The procedure, commonly known as fat grafting, involves harvesting fat from your body—generally from the abdomen or thighs—through liposuction, then inserting it back into the chest. “I do not think this will replace breast implants,” Samuel Lin, a plastic surgeon at Beth Israel Deaconess Medical Center and assistant professor of surgery at Harvard Medical School, says of the method, which is mainly used in conjunction with implants during reconstructive surgery.
Women, however, are starting to ask for fat grafting on its own. “Fat grafting for primary breast augmentation is edgy,” Lin says. “If you do breast augmentation fat grafting on a twentysomething woman, the jury is still out. Down the road, will it form cysts? Does a mammographer know what that is going to look like?”

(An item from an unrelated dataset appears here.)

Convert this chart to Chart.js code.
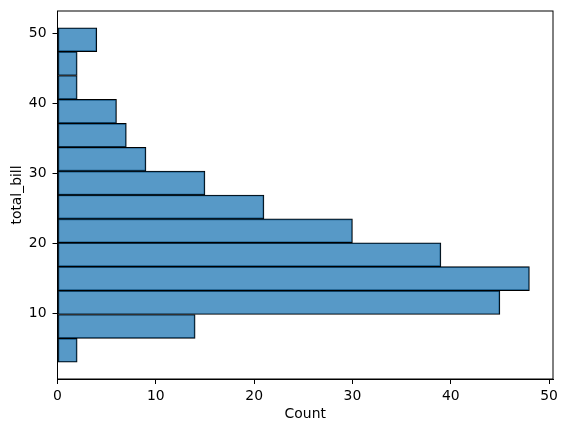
<!DOCTYPE html>
<html><head><meta charset="utf-8">
<script src="https://cdn.jsdelivr.net/npm/chart.js@4.4.0/dist/chart.umd.min.js"></script>
<style>html,body{margin:0;padding:0;background:#fff}#wrap{width:567px;height:432px}</style>
</head><body><div id="wrap"><canvas id="c" width="567" height="432"></canvas></div>
<script>
const binEdges = [3.07, 6.48, 9.89, 13.30, 16.71, 20.12, 23.53, 26.94, 30.35, 33.76, 37.17, 40.58, 43.99, 47.40, 50.81];
const counts = [2, 14, 45, 48, 39, 30, 21, 15, 9, 7, 6, 2, 2, 4];
const yTicks = [10, 20, 30, 40, 50];
const xTicks = [0, 10, 20, 30, 40, 50];

const data = counts.map((c, i) => ({ x: c, y: (binEdges[i] + binEdges[i + 1]) / 2 }));
const span = binEdges[binEdges.length - 1] - binEdges[0];
const yMin = binEdges[0] - 0.05 * span, yMax = binEdges[binEdges.length - 1] + 0.05 * span;
const xMax = Math.max(...counts) * 1.05;

const FONT = { family: 'DejaVu Sans', size: 13.9 };
const boxPlugin = {
  id: 'box',
  afterDraw(chart) {
    const a = chart.chartArea, ctx = chart.ctx;
    ctx.save(); ctx.strokeStyle = '#000'; ctx.lineWidth = 1;
    ctx.strokeRect(a.left, a.top, a.right - a.left, a.bottom - a.top);
    ctx.restore();
  }
};
Chart.defaults.font.family = 'DejaVu Sans';
new Chart(document.getElementById('c'), {
  type: 'bar',
  data: { datasets: [{ data, backgroundColor: 'rgba(31,119,180,0.75)', borderColor: '#000', borderWidth: 1, borderSkipped: false, barPercentage: 1, categoryPercentage: 1 }] },
  options: {
    indexAxis: 'y', responsive: false, animation: false, devicePixelRatio: 1,
    layout: { padding: { left: 0, top: 11, right: 14, bottom: 0 } },
    plugins: { legend: { display: false }, tooltip: { enabled: false } },
    scales: {
      y: {
        type: 'linear', min: yMin, max: yMax, offset: false,
        afterBuildTicks: s => { s.ticks = yTicks.map(v => ({ value: v })); },
        afterFit: s => { s.width = 57.5; s.paddingTop = 0; s.paddingBottom = 0; },
        grid: { drawOnChartArea: false, offset: false, tickLength: 5, tickColor: '#000' },
        border: { display: true, color: '#000' },
        ticks: { color: '#000', font: FONT, padding: 6 },
        title: { display: true, text: 'total_bill', color: '#000', font: FONT, padding: { top: 9, bottom: 0 } }
      },
      x: {
        type: 'linear', min: 0, max: xMax, offset: false,
        afterBuildTicks: s => { s.ticks = xTicks.map(v => ({ value: v })); },
        afterFit: s => { s.height = 53; s.paddingLeft = 0; s.paddingRight = 0; },
        grid: { drawOnChartArea: false, offset: false, tickLength: 5, tickColor: '#000' },
        border: { display: true, color: '#000' },
        ticks: { color: '#000', font: FONT, padding: 4, maxRotation: 0 },
        title: { display: true, text: 'Count', color: '#000', font: FONT, padding: { top: 0, bottom: 9 } }
      }
    }
  },
  plugins: [boxPlugin]
});
</script></body></html>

The process, meanwhile, isn’t as simple as taking fat from other areas of your body and putting it into your breasts. The Brookline-based plastic surgeon Michael Tantillo, who does both breast implants and fat grafting, says that there is a lot of prep work involved—like wearing a suction-cup-like device on each breast for at least 12 hours a day for the three weeks leading up to surgery. Beyond that, many people don’t have enough flub available for more than a modest increase.
Still, it’s an emerging option for women who want to up their cup size without synthetics.